PROBLEM STATEMENT:
Without changing a character, return the entries, but not the images they hold.

(Code that draws figures)
━━━━━━━━
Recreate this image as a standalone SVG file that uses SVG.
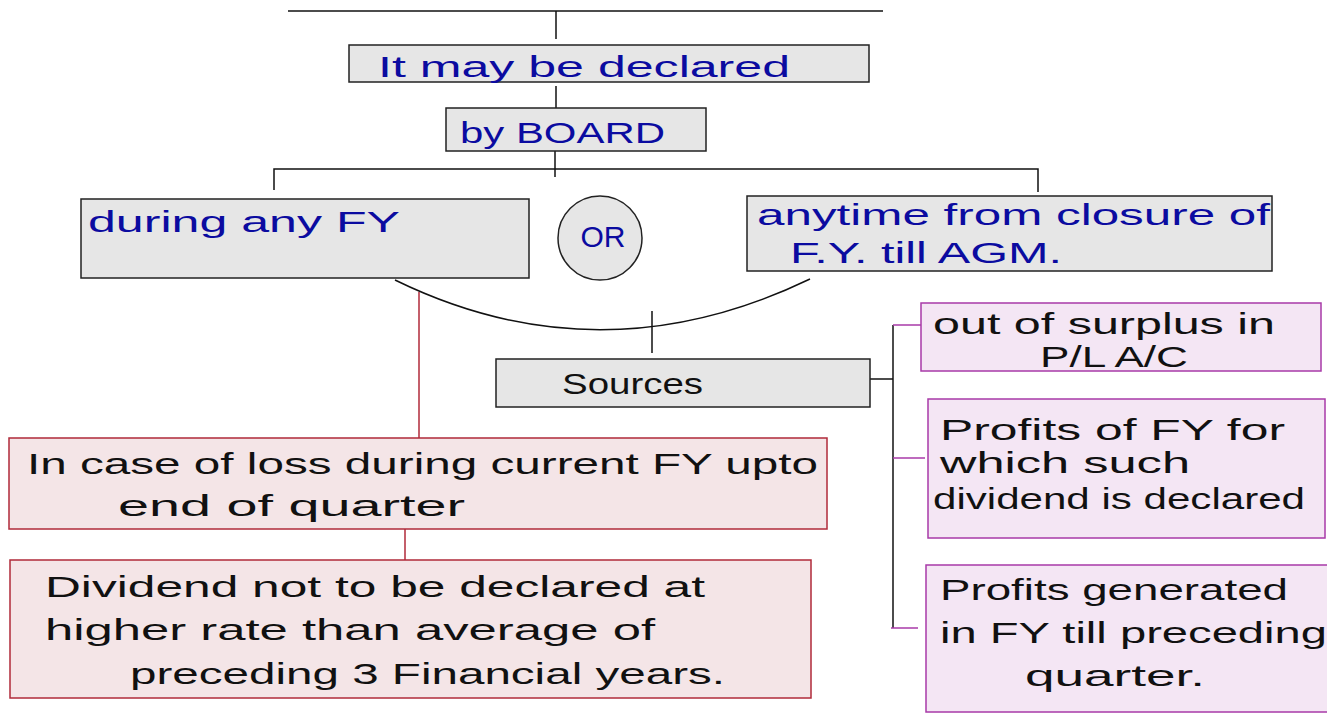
<svg xmlns="http://www.w3.org/2000/svg" width="1327" height="728" viewBox="0 0 1327 728">
<style>
.g{fill:#e6e6e6;stroke:#222;stroke-width:1.5}
.p{fill:#f4e5e7;stroke:#b02a3a;stroke-width:1.5}
.v{fill:#f4e6f4;stroke:#a83aa8;stroke-width:1.5}
.l{stroke:#111;stroke-width:1.5;fill:none}
.lr{stroke:#b02a3a;stroke-width:1.5;fill:none}
.lv{stroke:#a83aa8;stroke-width:1.5;fill:none}
.tb{font-family:"Liberation Sans",Arial,sans-serif;fill:#0b0ba0;font-size:30px}
.tk{font-family:"Liberation Sans",Arial,sans-serif;fill:#111;font-size:30px}
</style>
<rect width="1327" height="728" fill="#fff"/>
<g id="connectors">
<line class="l" x1="288" y1="11" x2="883" y2="11"/>
<line class="l" x1="556" y1="11" x2="556" y2="39"/>
<line class="l" x1="556" y1="86" x2="556" y2="108"/>
<line class="l" x1="555" y1="151" x2="555" y2="177"/>
<polyline class="l" points="274,190 274,169 1038,169 1038,192"/>
<path class="l" d="M395,280 Q600,380 810,279"/>
<line class="l" x1="652" y1="311" x2="652" y2="353"/>
<line class="lr" x1="419" y1="292" x2="419" y2="438"/>
<line class="lr" x1="405" y1="529" x2="405" y2="560"/>
<line class="l" x1="870" y1="379" x2="893" y2="379"/>
<line class="l" x1="893" y1="325" x2="893" y2="628"/>
<line class="lv" x1="893" y1="325" x2="921" y2="325"/>
<line class="lv" x1="893" y1="458" x2="925" y2="458"/>
<line class="lv" x1="891" y1="628" x2="918" y2="628"/>
</g>
<g id="n-declared">
<rect class="g" x="349" y="45" width="520" height="37"/>
<text class="tb" x="378" y="77" textLength="412" lengthAdjust="spacingAndGlyphs">It may be declared</text>
</g>
<g id="n-board">
<rect class="g" x="446" y="108" width="260" height="43"/>
<text class="tb" x="460" y="143" textLength="205" lengthAdjust="spacingAndGlyphs">by BOARD</text>
</g>
<g id="n-during">
<rect class="g" x="81" y="199" width="448" height="79"/>
<text class="tb" x="88" y="232" textLength="312" lengthAdjust="spacingAndGlyphs">during any FY</text>
</g>
<g id="n-or">
<circle cx="600" cy="238" r="42" fill="#e6e6e6" stroke="#222" stroke-width="1.5"/>
<text class="tb" x="603" y="247" text-anchor="middle" font-size="26">OR</text>
</g>
<g id="n-anytime">
<rect class="g" x="747" y="196" width="525" height="75"/>
<text class="tb" x="757" y="225" textLength="513" lengthAdjust="spacingAndGlyphs">anytime from closure of</text>
<text class="tb" x="790" y="263" textLength="272" lengthAdjust="spacingAndGlyphs">F.Y. till AGM.</text>
</g>
<g id="n-sources">
<rect class="g" x="496" y="359" width="374" height="48"/>
<text class="tk" x="562" y="394" textLength="141" lengthAdjust="spacingAndGlyphs">Sources</text>
</g>
<g id="n-loss">
<rect class="p" x="9" y="438" width="818" height="91"/>
<text class="tk" x="27" y="474" textLength="791" lengthAdjust="spacingAndGlyphs">In case of loss during current FY upto</text>
<text class="tk" x="118" y="516" textLength="347" lengthAdjust="spacingAndGlyphs">end of quarter</text>
</g>
<g id="n-dividend">
<rect class="p" x="10" y="560" width="801" height="138"/>
<text class="tk" x="45" y="597" textLength="660" lengthAdjust="spacingAndGlyphs">Dividend not to be declared at</text>
<text class="tk" x="45" y="640" textLength="610" lengthAdjust="spacingAndGlyphs">higher rate than average of</text>
<text class="tk" x="130" y="684" textLength="595" lengthAdjust="spacingAndGlyphs">preceding 3 Financial years.</text>
</g>
<g id="n-surplus">
<rect class="v" x="921" y="303" width="400" height="68"/>
<text class="tk" x="933" y="334" textLength="342" lengthAdjust="spacingAndGlyphs">out of surplus in</text>
<text class="tk" x="1040" y="367" textLength="148" lengthAdjust="spacingAndGlyphs">P/L A/C</text>
</g>
<g id="n-profits-fy">
<rect class="v" x="928" y="399" width="397" height="139"/>
<text class="tk" x="940" y="440" textLength="345" lengthAdjust="spacingAndGlyphs">Profits of FY for</text>
<text class="tk" x="940" y="473" textLength="250" lengthAdjust="spacingAndGlyphs">which such</text>
<text class="tk" x="933" y="509" textLength="372" lengthAdjust="spacingAndGlyphs">dividend is declared</text>
</g>
<g id="n-profits-gen">
<rect class="v" x="926" y="565" width="410" height="147"/>
<text class="tk" x="940" y="600" textLength="348" lengthAdjust="spacingAndGlyphs">Profits generated</text>
<text class="tk" x="940" y="643" textLength="387" lengthAdjust="spacingAndGlyphs">in FY till preceding</text>
<text class="tk" x="1025" y="686" textLength="180" lengthAdjust="spacingAndGlyphs">quarter.</text>
</g>
</svg>
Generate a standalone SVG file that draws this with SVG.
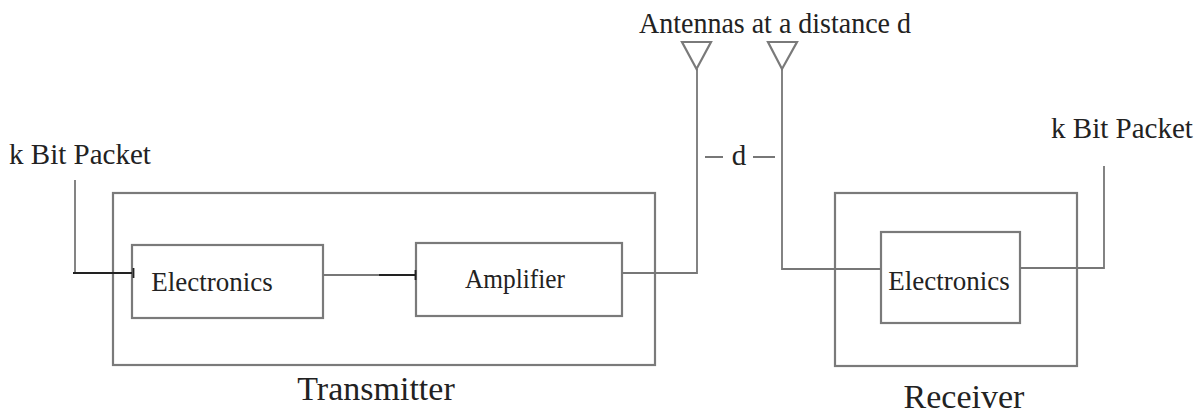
━━━━━━━━
EXERCISE ANSWER:
Recreate this image as a standalone SVG file that uses SVG.
<svg xmlns="http://www.w3.org/2000/svg" width="1327" height="728" viewBox="0 0 1327 728">
<style>
.g{fill:#e6e6e6;stroke:#222;stroke-width:1.5}
.p{fill:#f4e5e7;stroke:#b02a3a;stroke-width:1.5}
.v{fill:#f4e6f4;stroke:#a83aa8;stroke-width:1.5}
.l{stroke:#111;stroke-width:1.5;fill:none}
.lr{stroke:#b02a3a;stroke-width:1.5;fill:none}
.lv{stroke:#a83aa8;stroke-width:1.5;fill:none}
.tb{font-family:"Liberation Sans",Arial,sans-serif;fill:#0b0ba0;font-size:30px}
.tk{font-family:"Liberation Sans",Arial,sans-serif;fill:#111;font-size:30px}
</style>
<rect width="1327" height="728" fill="#fff"/>
<g id="connectors">
<line class="l" x1="288" y1="11" x2="883" y2="11"/>
<line class="l" x1="556" y1="11" x2="556" y2="39"/>
<line class="l" x1="556" y1="86" x2="556" y2="108"/>
<line class="l" x1="555" y1="151" x2="555" y2="177"/>
<polyline class="l" points="274,190 274,169 1038,169 1038,192"/>
<path class="l" d="M395,280 Q600,380 810,279"/>
<line class="l" x1="652" y1="311" x2="652" y2="353"/>
<line class="lr" x1="419" y1="292" x2="419" y2="438"/>
<line class="lr" x1="405" y1="529" x2="405" y2="560"/>
<line class="l" x1="870" y1="379" x2="893" y2="379"/>
<line class="l" x1="893" y1="325" x2="893" y2="628"/>
<line class="lv" x1="893" y1="325" x2="921" y2="325"/>
<line class="lv" x1="893" y1="458" x2="925" y2="458"/>
<line class="lv" x1="891" y1="628" x2="918" y2="628"/>
</g>
<g id="n-declared">
<rect class="g" x="349" y="45" width="520" height="37"/>
<text class="tb" x="378" y="77" textLength="412" lengthAdjust="spacingAndGlyphs">It may be declared</text>
</g>
<g id="n-board">
<rect class="g" x="446" y="108" width="260" height="43"/>
<text class="tb" x="460" y="143" textLength="205" lengthAdjust="spacingAndGlyphs">by BOARD</text>
</g>
<g id="n-during">
<rect class="g" x="81" y="199" width="448" height="79"/>
<text class="tb" x="88" y="232" textLength="312" lengthAdjust="spacingAndGlyphs">during any FY</text>
</g>
<g id="n-or">
<circle cx="600" cy="238" r="42" fill="#e6e6e6" stroke="#222" stroke-width="1.5"/>
<text class="tb" x="603" y="247" text-anchor="middle" font-size="26">OR</text>
</g>
<g id="n-anytime">
<rect class="g" x="747" y="196" width="525" height="75"/>
<text class="tb" x="757" y="225" textLength="513" lengthAdjust="spacingAndGlyphs">anytime from closure of</text>
<text class="tb" x="790" y="263" textLength="272" lengthAdjust="spacingAndGlyphs">F.Y. till AGM.</text>
</g>
<g id="n-sources">
<rect class="g" x="496" y="359" width="374" height="48"/>
<text class="tk" x="562" y="394" textLength="141" lengthAdjust="spacingAndGlyphs">Sources</text>
</g>
<g id="n-loss">
<rect class="p" x="9" y="438" width="818" height="91"/>
<text class="tk" x="27" y="474" textLength="791" lengthAdjust="spacingAndGlyphs">In case of loss during current FY upto</text>
<text class="tk" x="118" y="516" textLength="347" lengthAdjust="spacingAndGlyphs">end of quarter</text>
</g>
<g id="n-dividend">
<rect class="p" x="10" y="560" width="801" height="138"/>
<text class="tk" x="45" y="597" textLength="660" lengthAdjust="spacingAndGlyphs">Dividend not to be declared at</text>
<text class="tk" x="45" y="640" textLength="610" lengthAdjust="spacingAndGlyphs">higher rate than average of</text>
<text class="tk" x="130" y="684" textLength="595" lengthAdjust="spacingAndGlyphs">preceding 3 Financial years.</text>
</g>
<g id="n-surplus">
<rect class="v" x="921" y="303" width="400" height="68"/>
<text class="tk" x="933" y="334" textLength="342" lengthAdjust="spacingAndGlyphs">out of surplus in</text>
<text class="tk" x="1040" y="367" textLength="148" lengthAdjust="spacingAndGlyphs">P/L A/C</text>
</g>
<g id="n-profits-fy">
<rect class="v" x="928" y="399" width="397" height="139"/>
<text class="tk" x="940" y="440" textLength="345" lengthAdjust="spacingAndGlyphs">Profits of FY for</text>
<text class="tk" x="940" y="473" textLength="250" lengthAdjust="spacingAndGlyphs">which such</text>
<text class="tk" x="933" y="509" textLength="372" lengthAdjust="spacingAndGlyphs">dividend is declared</text>
</g>
<g id="n-profits-gen">
<rect class="v" x="926" y="565" width="410" height="147"/>
<text class="tk" x="940" y="600" textLength="348" lengthAdjust="spacingAndGlyphs">Profits generated</text>
<text class="tk" x="940" y="643" textLength="387" lengthAdjust="spacingAndGlyphs">in FY till preceding</text>
<text class="tk" x="1025" y="686" textLength="180" lengthAdjust="spacingAndGlyphs">quarter.</text>
</g>
</svg>
Generate a standalone SVG file that draws this with SVG.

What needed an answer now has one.